Google Settles Competition Case in France from the New York Times reports Google has settled with the French anti-trust authorities today.
There is an update to this story below.
The settlement requires Google to give three month notification to some advertisers, for some ads, prior to rejecting them from displaying on AdWords section of the Google search results. It is unclear if Google only has to give French advertisers this 3 month extension and it is unclear to which ads this does or does not apply to exactly. The NY Times does say that this law only applies in France for “tools aimed at helping drivers avoid speed traps.” However, Google promised to apply the “principle of improvements and clarifications made in implementing these [France] commitments” globally. So it may result in Google giving advertisers more notice and specifics on which ads would be rejected and why.
In June we covered this anti-trust case, where complainant Navx said Google was abusing “its dominant position in the internet advertising market when it barred a location data company from using its AdWords service.” It turns out the court ruled Google was not abusive and they had “no finding of dominance or monopoly abuse” by the company.
“This is a monumental event, because the French competition authority got Google to modify its contractual rules on a worldwide basis,” said Ron Soffer, a lawyer for NavX.
We hope to clarify what exactly will be changing worldwide with Google’s ad policies. I can see Google instituting grace periods for some ads, while explicitly detailing which ads or categories of ads do not get these grace period.
More coverage of this news can be found at Techmeme.
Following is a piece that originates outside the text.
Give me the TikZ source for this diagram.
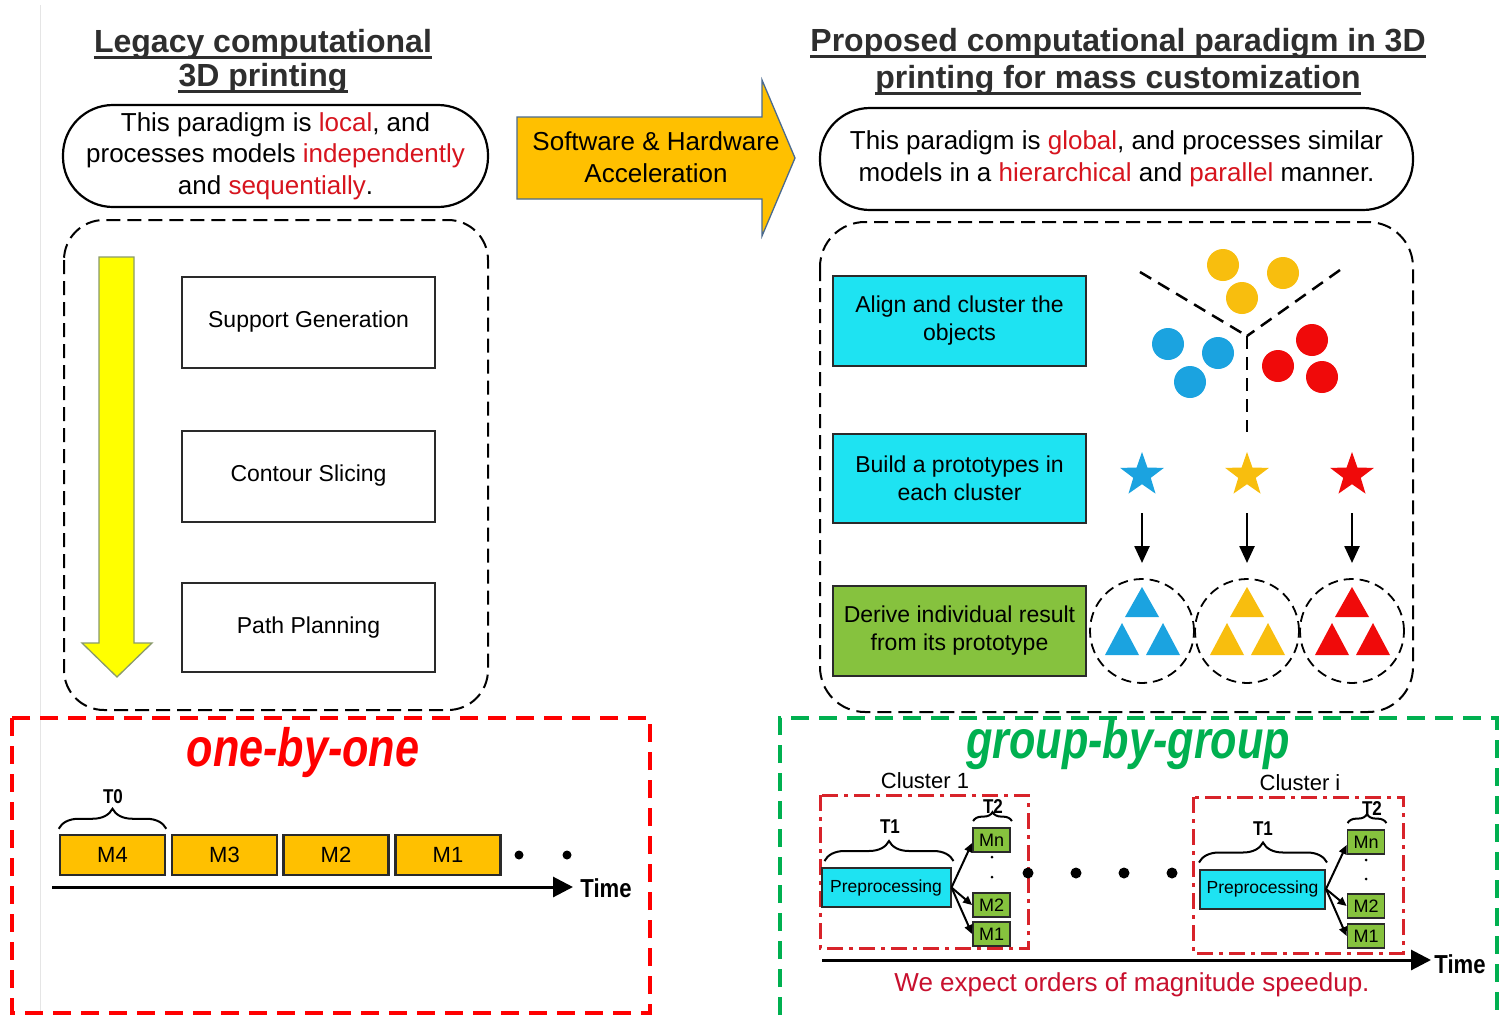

Postscript: I have received word from Google that they do not plan on making any changes to their AdWords policies globally, and have no plans on giving a 3 month grace period of any time. Google told me that the only thing they are changing is their rules about advertising products that have to do with software showing the location of speed cameras and radar detectors. It is legal in France and Google has updated their policies to allow for it.
The FCA has said that software showing the location of speed cameras and radar detectors is legal in France, clarifying what was previously a gray area. We have revised our ads policy for these products, which has helped resolve the NavX complaint. At the same time, the FCA has recognized Google’s right to set clear content policies that guarantee ads are appropriate. In its decision to close this case, the FCA made no finding of dominance or monopoly abuse.
Regarding this specific settlement, Google told me:
This agreement and the commitments we have made are very narrow. They deal only with ads for traffic devices in France. Nothing else. That said, we are always looking for ways to improve our AdWords services for the benefit of users and advertisers.